Trittin sagte der dpa, nach der Hurrikan-Katastrophe in den USA sei noch auf lange Sicht mit hohen Ölpreisen zu rechnen - auch wenn spekulative Preisspitzen herausgerechnet würden. In der "Märkischen Allgemeinen" (Potsdam/Montag) warf er den Mineralölkonzernen vor, die Krise in den USA zum Vorwand zu nehmen, um die Benzinpreise in Deutschland drastisch anzuheben. Trittin zur dpa: "Wir müssen weg vom Öl und runter mit dem Verbrauch. (...) Wir müssen den Anteil von Biosprit an Benzin und Diesel erhöhen und alternative Treibstoffe wie Erdgas weiter voranbringen." Es sei realistisch, dass Deutschland ein Viertel seines Treibstoffbedarfs aus nachwachsenden Rohstoffen decken werde. Das helfe dem Klimaschutz, der Landwirtschaft und Autofahrern.
Auch der Präsident des Verbandes der Automobilindustrie (VDA), Bernd Gottschalk, sagte: "Angesichts der Preisexplosion von Benzin und Diesel an den Zapfsäulen muss der Einsatz regenerativer Biokraftstoffe konsequent voran getrieben werden." Die deutsche Automobilindustrie sei schon heute für einen höheren Einsatz biogener Kraftstoffe gerüstet - sowohl beim Diesel als auch beim Benziner. Das Potenzial sei noch bei weitem nicht ausgeschöpft. Es sei aber ein "Schulterschluss von Mineralölwirtschaft und Politik" nötig. Trittin verlangte, dass die Autoindustrie den Durchschnittsverbrauch von neu entwickelten Fahrzeugen bis 2012 auf 5 Liter (heute 6,8 Liter) senkt.
Bundesfinanzminister Hans Eichel (SPD) wies den Vorschlag von Unions-Kanzlerkandidatin Angela Merkel (CDU) und CSU-Chef Edmund Stoiber zur Eindämmung des Benzinpreis-Anstiegs zurück. "Die Ankündigung von Frau Merkel, die Ökosteuer um drei Cent zu senken, ist Zeichen eines grenzenlosen Populismus und finanzpolitischer Unseriosität", sagte er der "Welt am Sonntag". Auch Trittin sagte: "Wir wissen aus Erfahrung, dass im Ergebnis Steuerrücknahmen nicht bei den Konsumenten ankommen." Seit fast drei Jahren sei die Ökosteuer nicht erhöht worden - trotzdem sei der Spritpreis um fast 40 Cent gestiegen.
Die Freigabe nationaler Ölreserven wird die steigenden Benzinpreise in Deutschland nach Ansicht führender Wirtschaftsexperten nicht nachhaltig dämpfen.

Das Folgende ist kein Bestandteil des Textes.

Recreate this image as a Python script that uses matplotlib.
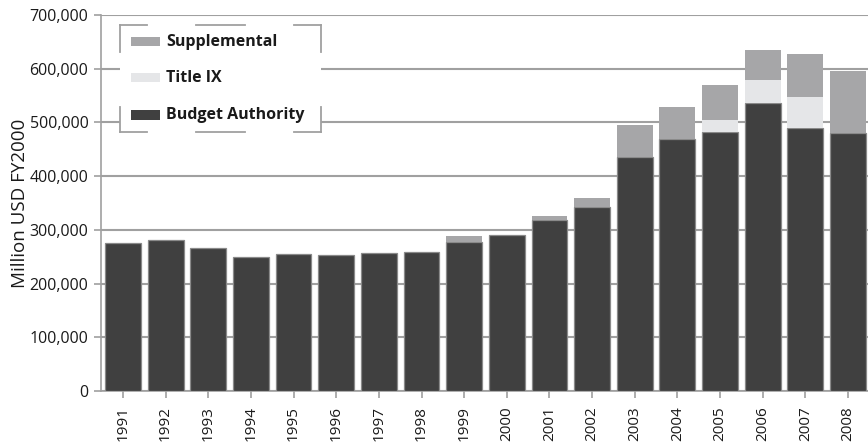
import matplotlib
matplotlib.use('Agg')
import matplotlib.pyplot as plt
from matplotlib.lines import Line2D
from matplotlib.patches import Rectangle
from matplotlib.ticker import FuncFormatter

years = [str(y) for y in range(1991, 2009)]
budget_authority = [275000, 281000, 266000, 250000, 255000, 253000, 257000, 259000, 278000,
                    290000, 318000, 343000, 436000, 469000, 483000, 536000, 490000, 480000]
title_ix = [0, 0, 0, 0, 0, 0, 0, 0, 0,
            0, 0, 0, 0, 0, 22000, 43000, 57000, 0]
supplemental = [0, 0, 0, 0, 0, 0, 0, 0, 10000,
                0, 8000, 16000, 59000, 60000, 65000, 56000, 80000, 116000]

c_ba = '#404040'
c_t9 = '#e5e6e8'
c_sup = '#a6a6a8'
c_line = '#a0a0a0'

plt.rcParams['font.family'] = ['Open Sans', 'DejaVu Sans']

fig = plt.figure(figsize=(8.68, 4.44), dpi=100)
ax = fig.add_axes([101 / 868, 53 / 444, 1 - 101 / 868, 376 / 444])

x = list(range(len(years)))
w = 0.84
t9_bottom = budget_authority
sup_bottom = [a + b for a, b in zip(budget_authority, title_ix)]

ax.bar(x, budget_authority, w, color=c_ba, edgecolor='#8a8a8a', linewidth=0.9, zorder=3)
ax.bar(x, title_ix, w, bottom=t9_bottom, color=c_t9, linewidth=0, zorder=3)
ax.bar(x, supplemental, w, bottom=sup_bottom, color=c_sup, linewidth=0, zorder=3)

ax.set_xlim(-0.516, 17.47)
ax.set_ylim(0, 700000)
ax.set_yticks(range(0, 700001, 100000))
ax.yaxis.set_major_formatter(FuncFormatter(lambda v, p: f'{int(v):,}'))
ax.set_xticks(x)
ax.set_xticklabels(years, rotation=90)
ax.yaxis.grid(True, color=c_line, linewidth=1.5, zorder=0)
ax.set_axisbelow(True)
for s in ['top', 'right']:
    ax.spines[s].set_visible(False)
for s in ['left', 'bottom']:
    ax.spines[s].set_color(c_line)
    ax.spines[s].set_linewidth(1.2)
ax.tick_params(axis='both', colors=c_line, length=5, width=1.2, labelcolor='#1a1a1a')
ax.tick_params(axis='x', labelsize=11, pad=6)
ax.tick_params(axis='y', labelsize=11.5, pad=4)
ax.set_ylabel('Million USD FY2000', fontsize=13.5, color='#1a1a1a')
ax.yaxis.set_label_coords(-0.094, 0.5)

# legend box, drawn by hand (pixel coords from top-left)
def fx(px):
    return px / 868
def fy(py):
    return 1 - py / 444

fig.patches.append(Rectangle((fx(120), fy(133)), fx(321) - fx(120), fy(25) - fy(133),
                             transform=fig.transFigure, facecolor='white',
                             edgecolor='none', zorder=5))
segs = [((120, 25.5), (147, 25.5)), ((196, 25.5), (245, 25.5)), ((294, 25.5), (321, 25.5)),
        ((120, 132.5), (147, 132.5)), ((196, 132.5), (245, 132.5)), ((294, 132.5), (321, 132.5)),
        ((120, 25.5), (120, 52)), ((120, 107), (120, 132.5)),
        ((320.5, 25.5), (320.5, 52)), ((320.5, 107), (320.5, 132.5))]
for (x0, y0), (x1, y1) in segs:
    fig.lines.append(Line2D([fx(x0), fx(x1)], [fy(y0), fy(y1)], transform=fig.transFigure,
                            color=c_line, linewidth=1.3, zorder=6))

labels = ['Supplemental', 'Title IX', 'Budget Authority']
colors = [c_sup, c_t9, c_ba]
for i, (lab, col) in enumerate(zip(labels, colors)):
    yc = [42, 78, 115][i]
    fig.patches.append(Rectangle((fx(131), fy(yc + 4.5)), fx(160) - fx(131), fy(yc - 4.5) - fy(yc + 4.5),
                                 transform=fig.transFigure, facecolor=col, edgecolor='none', zorder=6))
    fig.text(fx(166), fy(yc), lab, fontsize=11.5, fontweight='bold', color='#1a1a1a',
             va='center', ha='left', zorder=7)

fig.savefig('out.png', dpi=100)
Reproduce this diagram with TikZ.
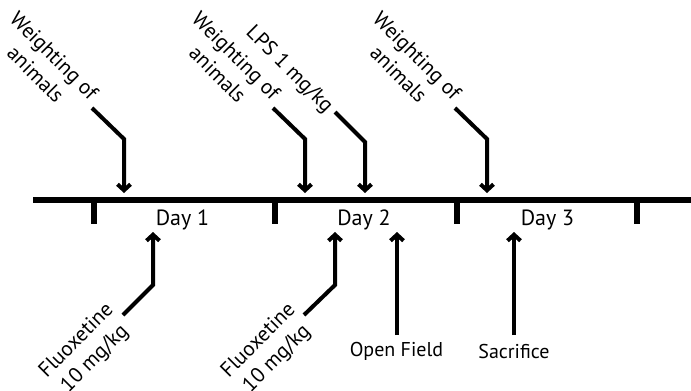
\documentclass[tikz,border=0pt]{standalone}
\usepackage{fontspec}
\setmainfont{PT Sans}
\usetikzlibrary{arrows.meta}
\begin{document}
\begin{tikzpicture}[x=1pt,y=-1pt,
  arr/.style={line width=4pt,-{Straight Barb[length=6pt,width=13pt]}},
  lbl/.style={font=\fontsize{20}{26}\selectfont,align=center,inner sep=0pt},
  rlbl/.style={font=\fontsize{21}{26}\selectfont,align=center,inner sep=0pt},
  daylbl/.style={font=\fontsize{22}{26}\selectfont,inner sep=0pt},
  tick/.style={line width=6pt}]
\useasboundingbox (0,0) rectangle (691,391);
% timeline
\coordinate (L0) at (33,200);
\coordinate (L1) at (691,200);
\draw[line width=6pt] (L0) -- (L1);
\foreach \x [count=\i] in {94,275,457,637}{
  \coordinate (t\i) at (\x,200);
  \coordinate (tb\i) at (\x,224);
  \draw[tick] (t\i) -- (tb\i);
}
% day labels
\node[daylbl] (d1) at (182.5,220) {Day 1};
\node[daylbl] (d2) at (364,220) {Day 2};
\node[daylbl] (d3) at (547.5,220) {Day 3};
% top labels
\node[rlbl,rotate=-45] (w1) at (45,65) {Weighting of\\animals};
\node[rlbl,rotate=-45] (w2) at (227,65) {Weighting of\\animals};
\node[rlbl,rotate=-45] (lps) at (289,70) {LPS 1 mg/kg};
\node[rlbl,rotate=-45] (w3) at (408,65) {Weighting of\\animals};
% top arrows
\coordinate (a1s) at (92,108); \coordinate (a1b) at (124,139); \coordinate (a1t) at (124,193);
\coordinate (a2s) at (273,108); \coordinate (a2b) at (305,139); \coordinate (a2t) at (305,193);
\coordinate (a3s) at (335,112); \coordinate (a3b) at (365,142); \coordinate (a3t) at (365,193);
\coordinate (a4s) at (455,108); \coordinate (a4b) at (487,139); \coordinate (a4t) at (487,193);
\draw[arr] (a1s) -- (a1b) -- (a1t);
\draw[arr] (a2s) -- (a2b) -- (a2t);
\draw[arr] (a3s) -- (a3b) -- (a3t);
\draw[arr] (a4s) -- (a4b) -- (a4t);
% bottom labels
\node[rlbl,rotate=45] (f1) at (86,350) {Fluoxetine\\10 mg/kg};
\node[rlbl,rotate=45] (f2) at (268,350) {Fluoxetine\\10 mg/kg};
\node[lbl] (of) at (396.5,351) {Open Field};
\node[lbl] (sc) at (514,351) {Sacrifice};
% bottom arrows
\coordinate (b1s) at (123,315); \coordinate (b1b) at (153,285); \coordinate (b1t) at (153,232);
\coordinate (b2s) at (304,315); \coordinate (b2b) at (335,285); \coordinate (b2t) at (335,232);
\coordinate (b3s) at (397,335); \coordinate (b3t) at (397,232);
\coordinate (b4s) at (514,335); \coordinate (b4t) at (514,232);
\draw[arr] (b1s) -- (b1b) -- (b1t);
\draw[arr] (b2s) -- (b2b) -- (b2t);
\draw[arr] (b3s) -- (b3t);
\draw[arr] (b4s) -- (b4t);
\end{tikzpicture}
\end{document}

Claudia Kemfert vom Deutschen Institut für Wirtschaftsforschung in Berlin (DIW) sagte der "Bild am Sonntag": "Es ist wahrscheinlich, dass der Benzinpreis in den nächsten Wochen die 1,50-Euro-Marke pro Liter Normalbenzin durchbrechen wird. Die teilweise Freigabe der Ölreserven wird nicht nachhaltig für niedrigere Preise sorgen."

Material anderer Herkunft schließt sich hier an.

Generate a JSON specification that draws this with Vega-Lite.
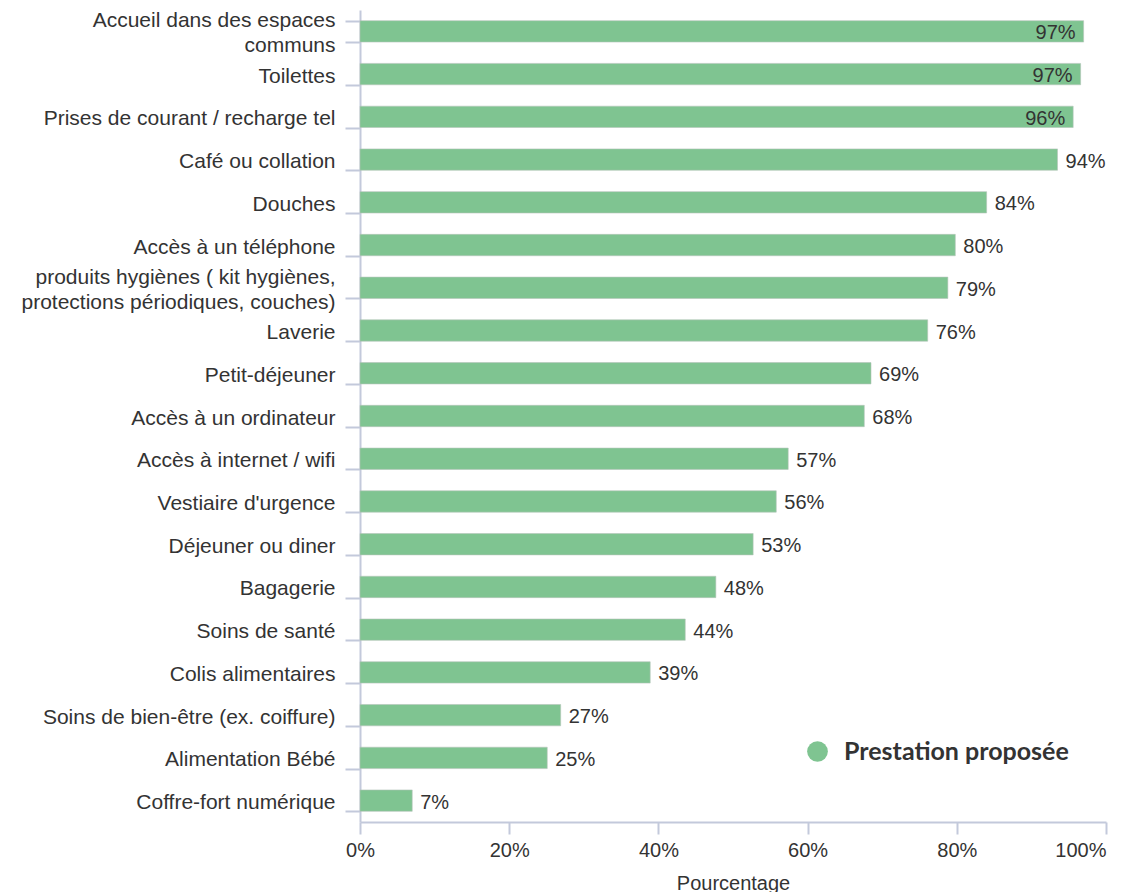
{
  "$schema": "https://vega.github.io/schema/vega-lite/v6.json",
  "autosize": "none",
  "padding": {"left": 360, "top": 10, "right": 26, "bottom": 70},
  "width": 746,
  "height": 812,
  "background": "white",
  "config": {
    "view": {"stroke": null},
    "font": "Liberation Sans"
  },
  "data": {
    "values": [
      {"prestation": "Accueil dans des espaces communs", "pct": 97.0, "serie": "Prestation proposée"},
      {"prestation": "Toilettes", "pct": 96.6, "serie": "Prestation proposée"},
      {"prestation": "Prises de courant / recharge tel", "pct": 95.6, "serie": "Prestation proposée"},
      {"prestation": "Café ou collation", "pct": 93.5, "serie": "Prestation proposée"},
      {"prestation": "Douches", "pct": 84.0, "serie": "Prestation proposée"},
      {"prestation": "Accès à un téléphone", "pct": 79.8, "serie": "Prestation proposée"},
      {"prestation": "produits hygiènes ( kit hygiènes, protections périodiques, couches)", "pct": 78.8, "serie": "Prestation proposée"},
      {"prestation": "Laverie", "pct": 76.1, "serie": "Prestation proposée"},
      {"prestation": "Petit-déjeuner", "pct": 68.5, "serie": "Prestation proposée"},
      {"prestation": "Accès à un ordinateur", "pct": 67.6, "serie": "Prestation proposée"},
      {"prestation": "Accès à internet / wifi", "pct": 57.4, "serie": "Prestation proposée"},
      {"prestation": "Vestiaire d'urgence", "pct": 55.8, "serie": "Prestation proposée"},
      {"prestation": "Déjeuner ou diner", "pct": 52.7, "serie": "Prestation proposée"},
      {"prestation": "Bagagerie", "pct": 47.7, "serie": "Prestation proposée"},
      {"prestation": "Soins de santé", "pct": 43.6, "serie": "Prestation proposée"},
      {"prestation": "Colis alimentaires", "pct": 38.9, "serie": "Prestation proposée"},
      {"prestation": "Soins de bien-être (ex. coiffure)", "pct": 26.9, "serie": "Prestation proposée"},
      {"prestation": "Alimentation Bébé", "pct": 25.1, "serie": "Prestation proposée"},
      {"prestation": "Coffre-fort numérique", "pct": 7.0, "serie": "Prestation proposée"}
    ]
  },
  "encoding": {
    "y": {
      "field": "prestation",
      "type": "nominal",
      "sort": null,
      "scale": {"paddingInner": 0.5, "paddingOuter": 0.25},
      "axis": {
        "title": null,
        "domainColor": "#c3c9db",
        "domainWidth": 2,
        "tickColor": "#c3c9db",
        "tickWidth": 2,
        "tickSize": 15,
        "tickBand": "extent",
        "labelPadding": 10,
        "labelFontSize": 21,
        "labelColor": "#333333",
        "labelLimit": 400,
        "labelLineHeight": 25,
        "labelOffset": {"condition": {"test": "datum.value == 'Accueil dans des espaces communs' || datum.value == 'produits hygiènes ( kit hygiènes, protections périodiques, couches)'", "value": -10.5}, "value": 2},
        "labelExpr": "datum.value == 'Accueil dans des espaces communs' ? ['Accueil dans des espaces', 'communs'] : datum.value == 'produits hygiènes ( kit hygiènes, protections périodiques, couches)' ? ['produits hygiènes ( kit hygiènes,', 'protections périodiques, couches)'] : datum.value"
      }
    },
    "x": {
      "field": "pct",
      "type": "quantitative",
      "scale": {"domain": [0, 100], "nice": false},
      "axis": {
        "title": "Pourcentage",
        "titleFontSize": 20,
        "titleFontWeight": "normal",
        "titleColor": "#333333",
        "titlePadding": 13,
        "values": [0, 20, 40, 60, 80, 100],
        "labelExpr": "datum.value + '%'",
        "labelFontSize": 20,
        "labelColor": "#333333",
        "labelPadding": 6,
        "labelAlign": {"condition": {"test": "datum.value == 100", "value": "right"}, "value": "center"},
        "labelFlush": false,
        "grid": false,
        "domainColor": "#c3c9db",
        "domainWidth": 2,
        "tickColor": "#c3c9db",
        "tickWidth": 2,
        "tickSize": 12
      }
    }
  },
  "layer": [
    {
      "mark": {"type": "bar", "stroke": "#b5c4ba", "strokeWidth": 0.6},
      "encoding": {
        "color": {
          "field": "serie",
          "type": "nominal",
          "scale": {"range": ["#7fc491"]},
          "legend": {
            "title": null,
            "orient": "none",
            "legendX": 445,
            "legendY": 729,
            "symbolType": "circle",
            "symbolSize": 430,
            "symbolStrokeWidth": 0,
            "symbolOpacity": 1,
            "labelFont": "Lato",
            "labelFontWeight": "bold",
            "labelFontSize": 25,
            "labelColor": "#333333",
            "labelOffset": 14,
            "labelLimit": 400
          }
        }
      }
    },
    {
      "transform": [
        {"filter": "datum.pct >= 95"},
        {"calculate": "format(datum.pct, '.0f') + '%'", "as": "etiquette"}
      ],
      "mark": {"type": "text", "align": "right", "dx": -8, "dy": 2, "fontSize": 20, "color": "#333333"},
      "encoding": {
        "text": {"field": "etiquette", "type": "nominal"}
      }
    },
    {
      "transform": [
        {"filter": "datum.pct < 95"},
        {"calculate": "format(datum.pct, '.0f') + '%'", "as": "etiquette"}
      ],
      "mark": {"type": "text", "align": "left", "dx": 8, "dy": 2, "fontSize": 20, "color": "#333333"},
      "encoding": {
        "text": {"field": "etiquette", "type": "nominal"}
      }
    }
  ]
}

Hingegen war nach Ansicht von Ministerpräsident Koch die Öffnung der staatlichen Ölreserven kurzfristig die richtige Antwort, um den Markt zu beruhigen. Bundeskanzler Gerhard Schröder (SPD) hatte diesen Schritt am Freitag auf Wunsch der USA und im Rahmen einer weltweiten Aktion zur Öl- und Benzinpreis-Senkung angekündigt.